Gates could make an additional argument, pertinent to the fortune his son established with Microsoft: entrepreneurial fortunes are often first made and solidified by virtue of exclusive product or service contracts with government. This is obvious in the case of companies tied to the defense establishment, and it should be noted almost all of the companies listed in the S&P 500 have favorable contracts with the Department of Defense. Microsoft had the luck and fortune to begin its growth phase with an exclusive contract to provide the operating system for PCs to the federal government. There are myriad other examples of government subsidies (see the sports industry for their ability to wrangle tax benefits for construction of stadiums, or various manufacturers who extract tax holidays from local governments for locating a production facility in a particular community). The entire fortune of hedge fund managers in America would be vastly smaller if they were forced to pay taxes not at the capital gains rate of 15%, but at the ordinary income rate that can be double this amount.
Gates does point out that the stealth program to destroy the estate tax is funded by the children of entrepreneurs, such as the founders of the Mars candy fortune, or the Gallo wine fortune. He could have just as easily mentioned Richard Mellon Scaife, or the children of Sam Walton, or the Koch Brothers, all of whom have been identified as large-scale funders of conservative and libertarian causes that inevitably support personal tax exemptions for the funders themselves. The irony of all this is that these conservatives often extol the virtues of entrepreneurship, even though they themselves are not entrepreneurs but are instead accidental inheritors of fortunes. They also like to cite writers such as Edmund Burke and Alexis De Tocqueville, who are intellectual heroes for conservatives, but whose liberal writings on matters like the inheritance tax are conveniently forgotten.

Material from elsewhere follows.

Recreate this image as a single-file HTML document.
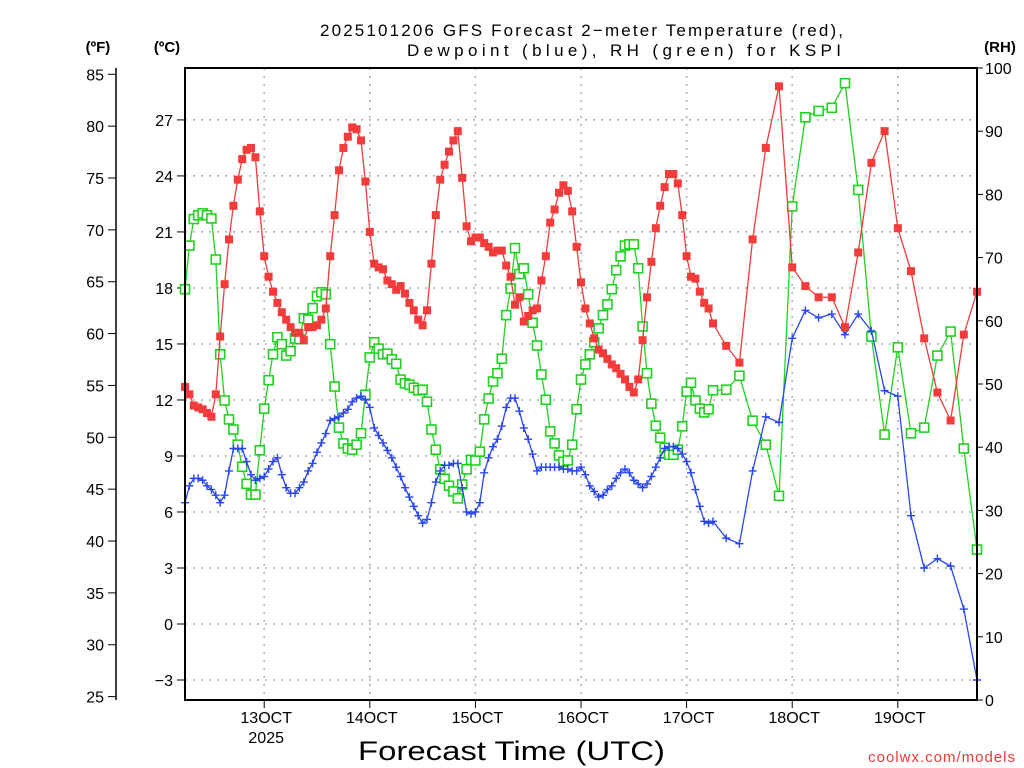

As De Tocqueville said, nothing is more important to the establishment and continuation of a democracy than a rigorous inheritance tax. Nothing is more conducive to the creation of wealth opportunities for the clever and ambitious entrepreneur, and nothing is more important to long term economic growth in this country than the nurturing of legal and other structures that allow entrepreneurs to thrive. Society should not begrudge the great fortunes made by such people, but by the same token, the wealthy among us should use Christmas Day not merely to give thanks for what they have, but to give thought to what they owe in return.